Thanks for the description. I don't follow award ceremonies so just going by the title it is really unclear why is this supposed to be uplifting, and comes off as just typical celebrity news. The description tells me neatly, and lets me click on the article if I want further elaboration.
She better be ready for a fight because the music industry execs are salivating at the potential for firing all their artists and replacing them with AI
I honestly haven't even listened to any of her music (and maybe I should give it a try at least) but so far I've liked almost everything I've seen and heard about her online. The mainstream music industry needs more punks and rebels to speak out and cause a ruckus. If anything, just to kill the manufactured, conformist slop it's all become.
Just listened to "Good Luck, Babe!" and "Hot to Go!". Definitely poppier than my usual tastes, which I was expecting. But old school, as you say, and it gives me feelings of nostalgia. Her voice is awesome too.
I'm definitely sometimes in the mood for this kind of jam, so this might actually become a little guilty pleasure of mine. I think it would fit well with all the '90s (and some '80s) shit on my playlist anyway.
Stuff like this is why I don't really watch rewards shows anymore. She's not wrong, but I hate being preached at by people who are obscenely rich, just on general principle. The last person I'd listen to preach to me is someone who is famous, obscenely rich, and whining about it every time she opens her Instagram.
Thankfully the performances I want to see are on YT, so I don't have to.
There’s a serious issue in FULLY equating wealth with being evil.
Plenty of reasons to hate this fact, but: In our current society, wealth is power. If you demonize anyone with even slightly above average wealth, you are starving your causes of ANY possible power.
I still recognize there is a correlation. Evil, greedy people seek more wealth. But never point to the wealth itself as the evil. Drive the reason, the reprehensible acts and the lack of taxes paid, themselves. Some wealthy people even agree they should pay more taxes.
How dare she address the audience in front of her when she should have been thinking about you, who wasn't in the audience, and in fact not even watching.
You are very special. This industry awards show and its members should have really considered your feelings.
Ok, snark off. Don't watch awards shows. They're not about you, or for you. They're for industry circle jerking.
Eh. There's a difference between those that became rich exploiting other people's labor (see: most of the owning class), and those that used their own labor (see: prolific artists and performers). On occasion, rich people are just normal, good people that came into money. Chappell Roan is one such occasion.

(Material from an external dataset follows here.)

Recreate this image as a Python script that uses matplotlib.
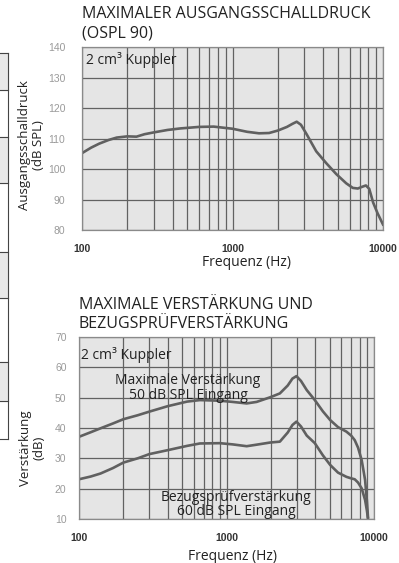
import numpy as np
import matplotlib
matplotlib.use('Agg')
import matplotlib.pyplot as plt
from matplotlib.patches import Rectangle
from matplotlib.lines import Line2D

plt.rcParams['font.family'] = ['Open Sans', 'DejaVu Sans']

# data
ospl_freq = [100, 115, 130, 150, 170, 200, 230, 260, 300, 370, 450, 600, 750,
             1000, 1250, 1500, 1750, 2000, 2300, 2500, 2670, 2850, 3100, 3600,
             4200, 4900, 5700, 6300, 6800, 7300, 7700, 8100, 8600, 9200, 10000]
ospl_db = [105.2, 107.0, 108.3, 109.5, 110.3, 110.7, 110.6, 111.4, 112.0, 112.8,
           113.3, 113.8, 113.9, 113.2, 112.2, 111.7, 111.8, 112.6, 113.8, 114.8,
           115.5, 114.5, 111.5, 105.8, 101.9, 98.3, 95.3, 93.8, 93.6, 94.2, 94.6,
           93.5, 89.0, 85.5, 81.8]

gain_freq = [100, 120, 140, 170, 200, 250, 300, 400, 540, 660, 900, 1100, 1370,
             1600, 1970, 2300, 2600, 2800, 2980, 3200, 3500, 3970, 4500, 5050,
             5700, 6500, 7000, 7400, 7800, 8250, 8700, 8950, 9100]
max_gain = [37.1, 38.6, 39.9, 41.5, 42.9, 44.2, 45.4, 47.2, 48.7, 49.2, 49.0,
            48.6, 48.1, 48.6, 50.1, 51.4, 54.0, 56.3, 57.1, 55.5, 52.5, 49.2,
            45.5, 42.6, 40.3, 38.8, 37.5, 36.0, 33.5, 29.4, 22.9, 16.0, 10.7]
ref_gain = [23.1, 24.0, 25.0, 26.8, 28.6, 30.0, 31.4, 32.7, 34.1, 34.9, 35.0,
            34.6, 34.0, 34.5, 35.2, 35.5, 38.5, 41.0, 42.1, 40.5, 37.5, 35.0,
            31.0, 27.8, 25.3, 23.9, 23.4, 23.1, 22.0, 20.1, 16.3, 12.8, 10.2]

x_ticks = [100, 1000, 10000]
x_minor = [200, 300, 400, 500, 600, 700, 800, 900,
           2000, 3000, 4000, 5000, 6000, 7000, 8000, 9000]

W, H = 399, 563
fig = plt.figure(figsize=(W / 100, H / 100), dpi=100)


def box(x0, y0, x1, y1):
    return [x0 / W, 1 - y1 / H, (x1 - x0) / W, (y1 - y0) / H]


def setup(ax, ylim, ystep, ypad):
    ax.set_facecolor('#e5e5e5')
    ax.set_xscale('log')
    ax.set_xlim(100, 10000)
    ax.set_ylim(*ylim)
    ax.set_yticks(np.arange(ylim[0], ylim[1] + 1, ystep))
    ax.set_xticks(x_ticks)
    ax.set_xticklabels([str(t) for t in x_ticks])
    ax.set_xticks(x_minor, minor=True)
    ax.xaxis.set_minor_formatter(plt.NullFormatter())
    ax.grid(True, which='both', color='#626262', lw=0.9)
    ax.set_axisbelow(True)
    ax.tick_params(which='both', length=0)
    ax.tick_params(axis='x', pad=10, labelsize=7.5, labelcolor='#333333')
    ax.tick_params(axis='y', pad=ypad, labelsize=7.5, labelcolor='#9a9a9a')
    for lab in ax.get_xticklabels() + ax.get_yticklabels():
        lab.set_family('Liberation Sans')
    for lab in ax.get_xticklabels():
        lab.set_fontweight('bold')
    for s in ax.spines.values():
        s.set_color('#8a8a8a')
        s.set_linewidth(0.9)


# left table fragment
rows = [53, 90, 137, 183, 252, 298, 362, 401, 439]
shaded = [(53, 90), (137, 183), (252, 298), (362, 401)]
for y0, y1 in shaded:
    fig.patches.append(Rectangle((0, 1 - y1 / H), 8 / W, (y1 - y0) / H,
                                 transform=fig.transFigure, color='#e8e8e8', zorder=0))
for y in rows:
    fig.add_artist(Line2D([0, 8 / W], [1 - y / H] * 2, color='#444444', lw=0.8))
fig.add_artist(Line2D([8 / W] * 2, [1 - 53 / H, 1 - 439 / H], color='#444444', lw=0.8))

txt = '#222222'

# top chart
ax1 = fig.add_axes(box(82, 47, 383, 230))
setup(ax1, (80, 140), 10, 12)
ax1.plot(ospl_freq, ospl_db, color='#606060', lw=1.9)
ax1.text(106, 135.6, '2 cm³ Kuppler', fontsize=10, va='center', ha='left', color=txt)
fig.text(82 / W, 1 - 23.5 / H, 'MAXIMALER AUSGANGSSCHALLDRUCK\n(OSPL 90)', fontsize=11.5,
         va='center', ha='left', color=txt, linespacing=1.25)
fig.text(32 / W, 1 - 145 / H, 'Ausgangsschalldruck\n(dB SPL)', rotation=90, fontsize=9.5,
         ha='center', va='center', multialignment='center', color=txt, linespacing=1.1)
fig.text(247 / W, 1 - 263 / H, 'Frequenz (Hz)', fontsize=10, ha='center', va='center',
         color=txt)

# bottom chart
ax2 = fig.add_axes(box(79, 337, 374, 519))
setup(ax2, (10, 70), 10, 9)
ax2.plot(gain_freq, max_gain, color='#606060', lw=1.9)
ax2.plot(gain_freq, ref_gain, color='#606060', lw=1.9)
ax2.text(103, 64.0, '2 cm³ Kuppler', fontsize=10, va='center', ha='left', color=txt)
ax2.text(548, 53.2, 'Maximale Verstärkung\n50 dB SPL Eingang', fontsize=10, ha='center',
         va='center', color=txt, linespacing=0.95)
ax2.text(1160, 14.7, 'Bezugsprüfverstärkung\n60 dB SPL Eingang', fontsize=10, ha='center',
         va='center', color=txt, linespacing=0.95)
fig.text(79 / W, 1 - 314.5 / H, 'MAXIMALE VERSTÄRKUNG UND\nBEZUGSPRÜFVERSTÄRKUNG', fontsize=11.5,
         va='center', ha='left', color=txt, linespacing=1.2)
fig.text(32 / W, 1 - 448 / H, 'Verstärkung\n(dB)', rotation=90, fontsize=9.5,
         ha='center', va='center', multialignment='center', color=txt, linespacing=1.1)
fig.text(232 / W, 1 - 557 / H, 'Frequenz (Hz)', fontsize=10, ha='center', va='center',
         color=txt)

fig.savefig('out.png', dpi=100)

I wouldnt even be so sure that she is insanely rich. Literally had one very successful album so far, and we dont know the contracts for that, i.e. how nuch she actually got from the money it made.
I 99% believe in “there is no such thing as an ethical billionaire” with the tiiiiiny asterisk for those who literally create such a cultural artistic phenomenon that they sell through to billionaire status on it alone. Unfortunately, two of the most prominent examples, Notch (Minecraft) and JK Rowling (Harry Potter, obvs) turned out to be total pieces of shit anyway.